2011 Severe Weather Awareness Week
The Florida Division of Emergency Management and the American Red Cross announced that they will again team up to sponsor Florida Severe Weather Awareness Week from January 31 – February 4, 2011. Severe Weather Awareness Week is an opportunity for Floridians to learn about the various weather hazards that frequently impact the state and how families and businesses can prepare for these natural events.
During each day of the Week, a different weather event that may affect Florida will be highlighted:
The focus on Monday, January 31 is Lightning
With an average of 1.4 million cloud-to-ground lightning strikes each year, no other state in the country experiences more lightning strikes than Florida. Lightning is very dangerous and can travel as far as 10 miles from a thunderstorm! So while it may not be raining at your location, lightning can still reach you. The key to remaining safe from a lightning strike is to keep an eye to the sky and watch for darkening skies on the horizon along with distant rumbles of thunder. The two main tips to remember about lightning safety are: being outside is never safe during a thunderstorm and if you can hear thunder, then you are close enough to be struck by lightning! Always remember the 30/30 rule: Go inside if you hear thunder within 30 seconds of a lightning flash. Wait at least 30 minutes after you hear thunder before going back outside.
The focus on Tuesday, February 1 is Marine Hazards and Rip Currents
Year-round warm weather and abundant sunshine attract millions of people to Florida to dive, snorkel, swim, ski, fish, cruise, or sail each year. Fair weather and fine seas treat Florida beachgoers to very agreeable conditions most of the time. However, weather and water can change rapidly. Dangerous rip currents, waves, lightning, and waterspouts are among the marine hazards facing anyone who enjoys Florida’s beaches. Rip currents are especially dangerous to swimmers because they can pull unprepared swimmers away from shore and into deeper offshore waters.
The focus on Wednesday, February 2 is Tornadoes and Thunderstorms
Thunderstorms are one of the most exciting types of weather and Florida has more of them than anywhere else in the United States and North America. All thunderstorms are considered dangerous because they contain lightning and can also produce damaging winds, heavy rain which may cause flooding, tornadoes and hail.
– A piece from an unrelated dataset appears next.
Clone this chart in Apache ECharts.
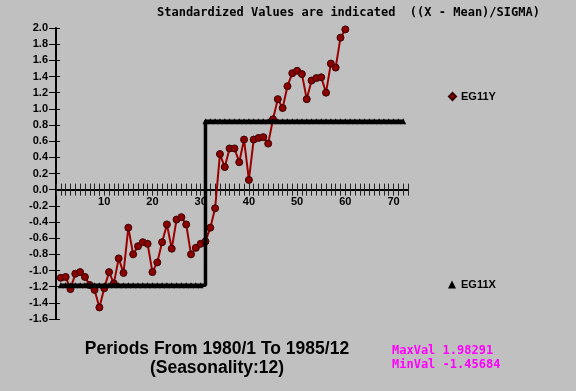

Florida tornadoes come in all shapes and sizes, and can occur year-round, although most occur in the summer during the afternoon. Florida is also home to nearly 300 waterspouts each year, which are tornadoes that occur over water.
The National Weather Service and the Florida Division of Emergency Management will conduct the statewide Tornado Drill at 10:10 a.m. Eastern Time (9:10 a.m. Central Time), on Wednesday, February 2, 2011. Floridians are asked to consider themselves under a tornado watch during the morning of February 2, 2011. A Tornado Watch means that you should closely monitor the weather and be prepared to go to a safe place in the event of a tornado warning. Once the drill begins you should consider yourself in a Tornado Warning. A Tornado Warning means that a tornado has been sighted or has been picked up on radar in your area. This means that you need to take shelter immediately in a safe sturdy structure. Even if you do not participate in the morning drill, all schools, families and businesses are encouraged to talk about their tornado safety plan that day.
The focus on Thursday, February 3 is Hurricanes and Flooding
The Atlantic hurricane season officially begins on June 1st and continues through November 30th. Although the number of tropical storms and hurricanes typically peaks during August and September, it is important to remember that Florida can be impacted by tropical weather systems any time during the six-month-long season. Hurricanes and tropical storms can bring very dangerous weather to areas near the coast, including strong winds, storm surge and coastal flooding, flooding from heavy rain, and tornadoes. For those away from the immediate coastline, inland flooding and tornadoes are often the most hazardous impacts from these systems.
The focus on Friday, February 4 is Temperature Extremes and Wildfires
While wildfires can start at any time of the year, Florida sees a peak of activity during the early part of the year – beginning in January and continuing until the onset of more frequent rain during the wet season, usually in early to mid-June. A typical year in Florida will see over 4,600 fires burn nearly 110,000 acres of land. Florida is also home to a wide variety of temperatures that can reach dangerous levels. The hottest temperature ever recorded in Florida was 109 degrees Fahrenheit and the coldest temperature recorded in Florida was minus 2 degrees Fahrenheit.
Severe Weather Awareness Week also included a poster and video public service announcement contest.